The slow burn of the first movie really adds to the creep factor of a woman who is haunted by an unknown and unseen force. As the series goes on, it becomes harder and harder to justify the “found footage” trope, but the first two films definitely are worth plopping down on the couch for. There are a lot of excellent atmospheric scares, and I appreciate the way the filmmakers build on the same family’s story in a new way with each film.
A Nightmare on Elm Street
To date there are nine movies in which Freddy Krueger terrorizes young adults in their nightmares. The first Nightmare on Elm Street gets a lot of credit for introducing the world to both Freddy and Johnny Depp all in one go, and while the series faltered pretty drastically with a terrible second installment, the third and fourth are both pretty fun and do a good job of telling a cohesive story from one film to the next. Bonus points to Wes Craven for the seriously meta New Nightmare, in which Craven, Heather Langenkamp (Nancy from the first film) and Robert Englund all play themselves as Heather the actress is tormented by a manifestation of Freddy in our world.
You only need to see the first film. Don’t even try to bother with any of the others. If you need me to tell you that, you should probably go read a different list.
Night of the Living Dead
Zombies! Every movie in this franchise is at the very least watchable, with the first movie and Zack Snyder’s remake the most enjoyable. Those two movies prove that it is impossible to be in the zombie apocalypse without someone in your group of survivors completely working against their better interests. Also, Snyder’s Dawn of the Dead gives us a zombified newborn, which is pretty excellent.
The Evil Dead
I can’t speak to this year’s reboot, but the Bruce Campbell series is some of the greatest stuff you’ll ever see. There are some legitimate scares even in the unintentionally hilarious first film, but once Sam Raimi and Bruce Campbell decided to go all-in with the schlock it all turns to gold.
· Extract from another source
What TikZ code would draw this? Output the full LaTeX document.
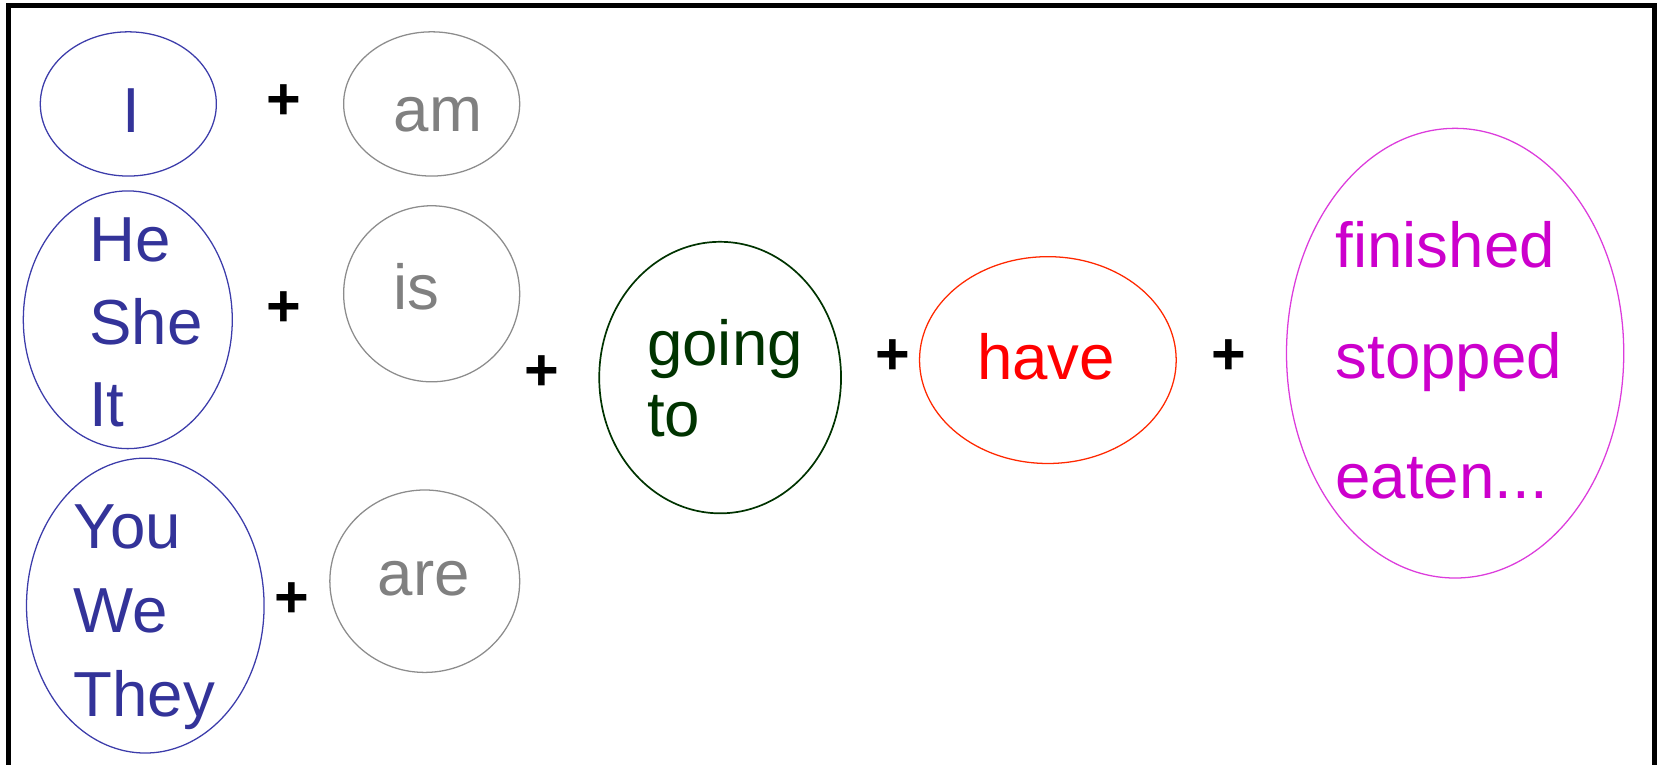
\documentclass[tikz,border=0pt]{standalone}
\usepackage{fontspec}
\setmainfont{Liberation Sans}
\usetikzlibrary{shapes.geometric}
\definecolor{blueT}{RGB}{51,51,153}
\definecolor{blueE}{RGB}{60,60,170}
\definecolor{greyT}{RGB}{128,128,128}
\definecolor{greyE}{RGB}{140,140,140}
\definecolor{greenT}{RGB}{0,51,0}
\definecolor{redT}{RGB}{255,0,0}
\definecolor{redE}{RGB}{255,40,0}
\definecolor{magT}{RGB}{204,0,204}
\definecolor{magE}{RGB}{220,60,220}
\tikzset{
  oval/.style={ellipse, draw, line width=1.2pt, inner sep=0pt},
  txt/.style={anchor=base west, inner sep=0pt, font=\fontsize{60}{64}\selectfont},
  plus/.style={anchor=center, inner sep=0pt, font=\fontsize{56}{60}\selectfont\bfseries},
}
\begin{document}
\begin{tikzpicture}[x=1pt,y=-1pt]
\useasboundingbox (0,0) rectangle (1568,721);
\draw[line width=4.5pt] (8,5) rectangle (1560,740);
% ellipses
\node[oval, draw=blueE, minimum width=166pt, minimum height=136pt] (eI) at (121,98) {};
\node[oval, draw=greyE, minimum width=166pt, minimum height=136pt] (eAm) at (407,98) {};
\node[oval, draw=blueE, minimum width=197pt, minimum height=243pt] (eHe) at (120.5,301.5) {};
\node[oval, draw=greyE, minimum width=166pt, minimum height=166pt] (eIs) at (407,277) {};
\node[oval, draw=blueE, minimum width=224pt, minimum height=278pt] (eYou) at (137,571) {};
\node[oval, draw=greyE, minimum width=179pt, minimum height=172pt] (eAre) at (400.5,548) {};
\node[oval, draw=greenT, line width=1.6pt, minimum width=228pt, minimum height=256pt] (eGo) at (679,356) {};
\node[oval, draw=redE, minimum width=242pt, minimum height=195pt] (eHave) at (988,339.5) {};
\node[oval, draw=magE, minimum width=318pt, minimum height=424pt] (eFin) at (1372,333) {};
% texts
\node[txt, text=blueT] (tI) at (115,125) {I};
\node[txt, text=greyT] (tAm) at (371,124) {am};
\node[txt, text=blueT] (tHe) at (84,247) {He};
\node[txt, text=blueT] (tShe) at (84,325) {She};
\node[txt, text=blueT] (tIt) at (84,402) {It};
\node[txt, text=greyT] (tIs) at (371,292) {is};
\node[txt, text=blueT] (tYou) at (69,517) {You};
\node[txt, text=blueT] (tWe) at (69,596) {We};
\node[txt, text=blueT] (tThey) at (69,676) {They};
\node[txt, text=greyT] (tAre) at (356,561) {are};
\node[txt, text=greenT] (tGoing) at (610,345) {going};
\node[txt, text=greenT] (tTo) at (610,412) {to};
\node[txt, text=redT] (tHave) at (921,358) {have};
\node[txt, text=magT] (tFin) at (1259,252) {finished};
\node[txt, text=magT] (tStop) at (1259,357) {stopped};
\node[txt, text=magT] (tEat) at (1259,470) {eaten...};
% plus signs
\node[plus] (p1) at (268,96) {+};
\node[plus] (p2) at (268,291) {+};
\node[plus] (p3) at (275,566) {+};
\node[plus] (p4) at (511,352) {+};
\node[plus] (p5) at (842,337) {+};
\node[plus] (p6) at (1159,337) {+};
\end{tikzpicture}
\end{document}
Jamie Lee Curtis embodies the smart, capable female protagonist more horror films need. The audience roots for her from the beginning of Halloween to the end of Halloween II, and Michael Myers is rivaled only by the aforementioned Jason in his invulnerability. The series falls off after not even following the same storyline in number three, and in four to six tries much too hard to build on some sort of occult mythology surrounding Michael and what drives him to kill his entire family. Those flaws aside, the first two films alone put Halloween near the top of this watch list.
The ultimate subversion of the genre, Scream is easily the most self-aware horror film you’re likely to find. As is the case with most of these franchises, the sequels fail to live up to the brilliance of the first, but Ghostface is and will remain one of the most iconic images (and most popular Halloween costumes) in the history of the genre.
There might not be a more outright terrifying movie on this list than The Ring. Both the original Japanese film and its American remake are supremely effective at creating an atmosphere of undeniable and constant tension as the mother at the center of the film works to uncover the secrets behind the videotape that kills anyone who watches it in seven days. Reflections and blurry shots of oh-my-God-there’s-something-else-here, not to mention the chill-inducing sight of Samara emerging from the TV, hair covering her face, make The Ring an absolute must-watch for any horror fan.